Lawson Ships Analytics
(Minneapolis) unveiled a suite of tools designed to help executives benchmark their company's HR practices. Lawson's Insight II Analytic Suite 2000 includes a Workforce Analytics component that incorporates benchmark data from Saratoga Institute, an HR research firm.
Relationship management systems need to extend to employee and vendor data as well as customer information, says Richard Lawson, CEO of Lawson. Lawson's solution is designed to take "the information we have in our HR system down on the [ERP] side and produce analytics for a HR department, so they can make real decisions and get real information in real time."
Workforce Analytics is a Web-based HR solution integrated with an advanced set of data analysis tools and metrics for comprehensive workforce performance measurement and improvement. The tool covers recruitment, staffing, training and development, personnel, compensation and benefits, as well as standard ratios that consist of time to fill, cost per hire, accession rate, retention rate, add rate, replacement rate, time to start and offer acceptance rate.
The rise of the Internet has made such functionality possible, says Lawson. "In the old days, five to seven years ago, we called this executive information systems, targeted to one or two people in the company--the CEO and the CFO. Those systems tended to be not real-time data, they went into data marts and they were usually several weeks and maybe even months behind current data. Today, you need access to real-time transactional data, and a role-based widely deployed throughout the company. In order to do that, you have to be browser- or Internet-accessible, period."
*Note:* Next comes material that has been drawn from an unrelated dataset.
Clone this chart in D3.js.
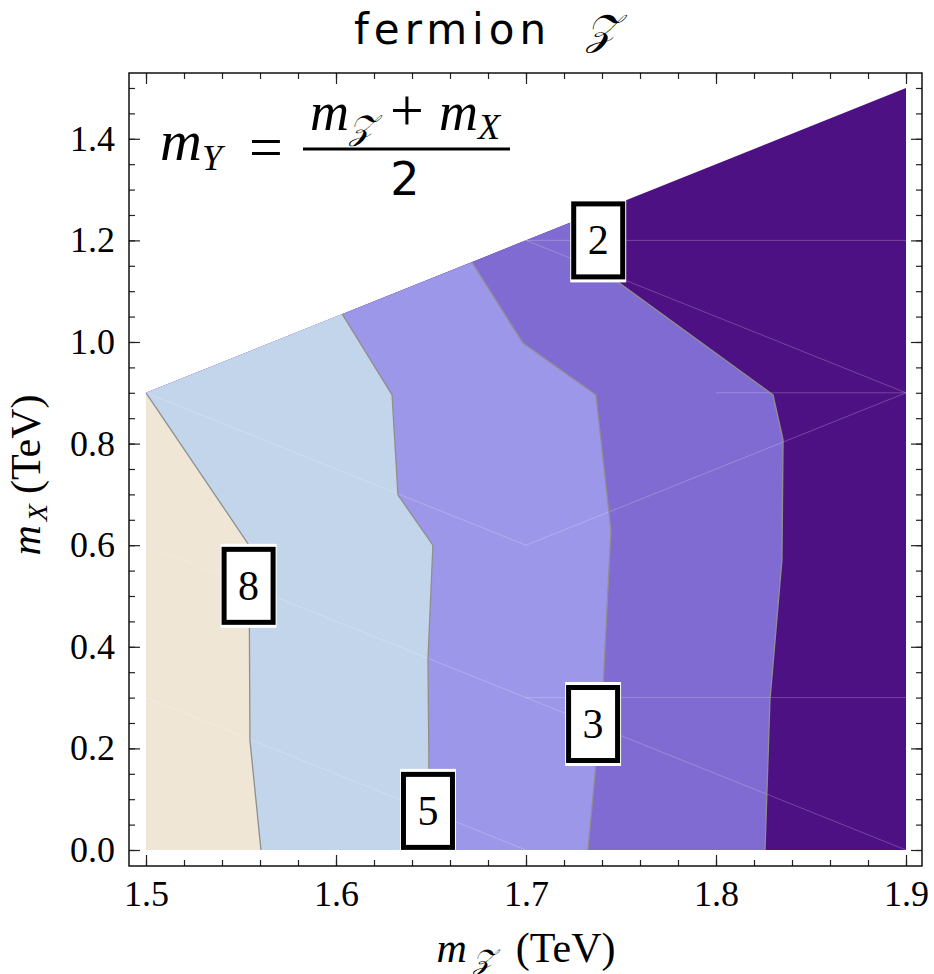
<!DOCTYPE html>
<html>
<head>
<meta charset="utf-8">
<script src="https://cdn.jsdelivr.net/npm/d3@7"></script>
<style>
  html, body { margin: 0; padding: 0; background: #fff; }
  svg { display: block; }
</style>
</head>
<body>
<svg id="chart" width="934" height="974"></svg>
<script>
// Contour lines of the event count, traced from the top edge of the
// allowed region down to m_X = 0. Units: TeV.
const contourLevels = [8, 5, 3, 2];
const contour8 = [[1.5, 0.9], [1.5542, 0.6], [1.5547, 0.216], [1.5605, 0]];
const contour5 = [[1.6033, 1.055], [1.6295, 0.896], [1.6326, 0.699], [1.651, 0.6], [1.6484, 0.374], [1.6489, 0.177], [1.6484, 0]];
const contour3 = [[1.6716, 1.157], [1.6984, 0.998], [1.7368, 0.896], [1.7447, 0.63], [1.7405, 0.315], [1.7326, 0]];
const contour2 = [[1.738, 1.257], [1.7484, 1.118], [1.83, 0.896], [1.8353, 0.807], [1.8347, 0.571], [1.8284, 0.295], [1.8258, 0]];

// Allowed region in the (m_Z, m_X) plane
const regionCorners = [[1.5, 0], [1.9, 0], [1.9, 1.5], [1.5, 0.9]];

// Band colours, from the highest level (left) to below the lowest (right)
const bandColors = ["#efe6d6", "#c2d5ea", "#9c97e8", "#7f6bd1", "#4e1184"];

// Label positions for the contour levels
const labelX = [1.554, 1.6484, 1.7353, 1.738];
const labelY = [0.52, 0.077, 0.248, 1.2];

// Faint interpolation mesh edges
const meshEdges = [
  [[1.5, 0.9], [1.7, 0.6]],
  [[1.5, 0.6], [1.7, 0.3]],
  [[1.5, 0.3], [1.7, 0.0]],
  [[1.7, 1.2], [1.9, 0.9]],
  [[1.7, 0.6], [1.9, 0.9]],
  [[1.7, 0.3], [1.9, 0.0]],
  [[1.7, 1.2], [1.9, 1.2]],
  [[1.8, 0.9], [1.9, 0.9]],
  [[1.7, 0.3], [1.9, 0.3]]
];

// Axis ticks
const xMajorTicks = [1.5, 1.6, 1.7, 1.8, 1.9];
const xMinorTicks = d3.range(0, 21).map(i => +(1.5 + i * 0.02).toFixed(2));
const yMajorTicks = [0, 0.2, 0.4, 0.6, 0.8, 1.0, 1.2, 1.4];
const yMinorTicks = d3.range(0, 31).map(i => +(i * 0.05).toFixed(2));

const serif = '"Liberation Serif", "Times New Roman", Times, serif';
const sans = '"DejaVu Sans", sans-serif';

const svg = d3.select("#chart");
const frame = { left: 129, right: 922, top: 73, bottom: 866 };

const x = d3.scaleLinear().domain([1.49105, 1.90842]).range([frame.left, frame.right]);
const y = d3.scaleLinear().domain([-0.0315, 1.5295]).range([frame.bottom, frame.top]);

const line = d3.line().x(d => x(d[0])).y(d => y(d[1]));
const poly = pts => line(pts) + "Z";

// Filled bands: paint the whole region, then successively the parts left of each contour
const plot = svg.append("g");
plot.append("path").attr("d", poly(regionCorners)).attr("fill", bandColors[4]);
const contours = [contour2, contour3, contour5, contour8];
const fills = [bandColors[3], bandColors[2], bandColors[1], bandColors[0]];
contours.forEach((c, i) => {
  plot.append("path")
    .attr("d", poly([...c, [1.5, 0], [1.5, 0.9]]))
    .attr("fill", fills[i]);
});

// Mesh edges
plot.selectAll("line.mesh").data(meshEdges).join("line")
  .attr("class", "mesh")
  .attr("x1", d => x(d[0][0])).attr("y1", d => y(d[0][1]))
  .attr("x2", d => x(d[1][0])).attr("y2", d => y(d[1][1]))
  .attr("stroke", "#ffffff").attr("stroke-opacity", 0.22).attr("stroke-width", 1);

// Contour lines
contours.forEach(c => {
  plot.append("path").attr("d", line(c))
    .attr("fill", "none").attr("stroke", "#8f8f8f").attr("stroke-width", 1.3);
});

// Contour labels
const labels = svg.append("g");
contourLevels.forEach((lev, i) => {
  const cx = x(labelX[i]), cy = y(labelY[i]);
  const w = 54, h = 78;
  labels.append("rect").attr("x", cx - w / 2 - 1).attr("y", cy - h / 2 - 3)
    .attr("width", w + 2).attr("height", h + 6).attr("fill", "#fff");
  labels.append("rect").attr("x", cx - w / 2 + 2.5).attr("y", cy - h / 2 + 2.5)
    .attr("width", w - 5).attr("height", h - 5)
    .attr("fill", "#fff").attr("stroke", "#000").attr("stroke-width", 5);
  labels.append("text").attr("x", cx).attr("y", cy + 14)
    .attr("text-anchor", "middle")
    .attr("font-family", serif).attr("font-size", 42)
    .text(lev);
});

// Axes with inward ticks on all four sides
function styleAxis(g) {
  g.select(".domain").remove();
  g.selectAll(".tick line").attr("stroke", "#222").attr("stroke-width", 1.2);
  g.attr("font-family", serif).attr("font-size", 36);
  g.selectAll(".tick text").attr("fill", "#000");
}
const fmt = d3.format(".1f");
svg.append("g").attr("transform", `translate(0,${frame.bottom})`)
  .call(d3.axisBottom(x).tickValues(xMinorTicks).tickSize(-6).tickFormat("")).call(styleAxis);
svg.append("g").attr("transform", `translate(0,${frame.bottom})`)
  .call(d3.axisBottom(x).tickValues(xMajorTicks).tickSize(-11).tickPadding(14).tickFormat(fmt)).call(styleAxis);
svg.append("g").attr("transform", `translate(0,${frame.top})`)
  .call(d3.axisTop(x).tickValues(xMinorTicks).tickSize(-6).tickFormat("")).call(styleAxis);
svg.append("g").attr("transform", `translate(0,${frame.top})`)
  .call(d3.axisTop(x).tickValues(xMajorTicks).tickSize(-11).tickFormat("")).call(styleAxis);
svg.append("g").attr("transform", `translate(${frame.left},0)`)
  .call(d3.axisLeft(y).tickValues(yMinorTicks).tickSize(-6).tickFormat("")).call(styleAxis);
svg.append("g").attr("transform", `translate(${frame.left},0)`)
  .call(d3.axisLeft(y).tickValues(yMajorTicks).tickSize(-11).tickPadding(14).tickFormat(fmt)).call(styleAxis);
svg.append("g").attr("transform", `translate(${frame.right},0)`)
  .call(d3.axisRight(y).tickValues(yMinorTicks).tickSize(-6).tickFormat("")).call(styleAxis);
svg.append("g").attr("transform", `translate(${frame.right},0)`)
  .call(d3.axisRight(y).tickValues(yMajorTicks).tickSize(-11).tickFormat("")).call(styleAxis);

// Frame
svg.append("rect").attr("x", frame.left).attr("y", frame.top)
  .attr("width", frame.right - frame.left).attr("height", frame.bottom - frame.top)
  .attr("fill", "none").attr("stroke", "#000").attr("stroke-width", 1.4);

// Title
svg.append("text").attr("x", 354).attr("y", 44)
  .attr("font-family", sans).attr("font-size", 42)
  .call(t => {
    t.append("tspan").attr("letter-spacing", 5).text("fermion");
    t.append("tspan").attr("x", 586).attr("font-family", serif).attr("font-style", "italic").text("𝒵");
  });

// Mass relation
const formula = svg.append("g").attr("font-family", serif);
formula.append("text").attr("x", 160).attr("y", 160).attr("font-size", 58)
  .call(t => {
    t.append("tspan").attr("font-style", "italic").text("m");
    t.append("tspan").attr("font-style", "italic").attr("font-size", 36).attr("dy", 10).text("Y");
  });
formula.append("text").attr("x", 266).attr("y", 167).attr("text-anchor", "middle")
  .attr("font-size", 60).text("=");
formula.append("line").attr("x1", 303).attr("x2", 510).attr("y1", 149).attr("y2", 149)
  .attr("stroke", "#000").attr("stroke-width", 3);
formula.append("text").attr("x", 405).attr("y", 130).attr("text-anchor", "middle").attr("font-size", 54)
  .call(t => {
    t.append("tspan").attr("font-style", "italic").text("m");
    t.append("tspan").attr("font-style", "italic").attr("font-size", 34).attr("dy", 9).text("𝒵");
    t.append("tspan").attr("dy", -9).attr("font-size", 60).text(" + ");
    t.append("tspan").attr("font-style", "italic").text("m");
    t.append("tspan").attr("font-style", "italic").attr("font-size", 36).attr("dy", 9).text("X");
  });
formula.append("text").attr("x", 405).attr("y", 195).attr("text-anchor", "middle")
  .attr("font-family", sans).attr("font-size", 46).text("2");

// Axis titles
svg.append("text").attr("x", 526).attr("y", 962).attr("text-anchor", "middle")
  .attr("font-family", serif).attr("font-size", 42)
  .call(t => {
    t.append("tspan").attr("font-style", "italic").text("m");
    t.append("tspan").attr("font-style", "italic").attr("font-size", 28).attr("dx", 6).attr("dy", 7).text("𝒵");
    t.append("tspan").attr("dx", 22).attr("dy", -7).text("(TeV)");
  });
svg.append("text").attr("transform", "translate(40,475) rotate(-90)").attr("text-anchor", "middle")
  .attr("font-family", serif).attr("font-size", 42)
  .call(t => {
    t.append("tspan").attr("font-style", "italic").text("m");
    t.append("tspan").attr("font-style", "italic").attr("font-size", 28).attr("dx", 4).attr("dy", 7).text("X");
    t.append("tspan").attr("dx", 10).attr("dy", -7).text("(TeV)");
  });
</script>
</body>
</html>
There will be significant growth in analytic add-ons to ERP systems over the next few years, predicts Henry Morris, research director with IDC (Framingham, Mass.). Even if organizations have ERP systems in place, they "still don't have the ability to do analysis, modeling and adjustment on an ongoing basis," he says.
The use of analytic information can help "monitor your performance by access to key indicators" such as turnover or compensation data, says Morris. "Comparing against your own business and against your competitors. Review against those types of benchmarks, and after you've done this kind of review and analysis, then adjust policies and put them into action as rapidly as possible to compete this type of cycle. And then continue the process, monitor results, review, add as necessary, adjust those policies again. This is the way for a type of application system I call 'predictive-corrective' model that leads towards continuous business improvement."
"Data that is outside the organization is very important in an e-business world and very important in the analytic world," says Lawson. "Fifty percent growth sounds great, but if all your competitors have 75 percent growth, it's not so great. You have to have outside benchmarking data that gets measured with your data to come out with true measurements."
Lawson's new analytic suite--available for AS/400, Windows NT and Unix systems--is an update to the company's OLAP toolset and performance indicators. The suite's core application gathers financial, transactional and operational data from employees, customers, internal processes and financials from across the organization. This data is loaded into a data warehouse.
Another key requirement Lawson is striving for in this toolset is that the application is "self-evident," says Lawson. "If the CEO, CFO and HR professional want to look at an analytic they haven't looked at for two months, and then has to go to cheat sheets to figure out how to get that analytic, or ask somebody, they're not going to use it."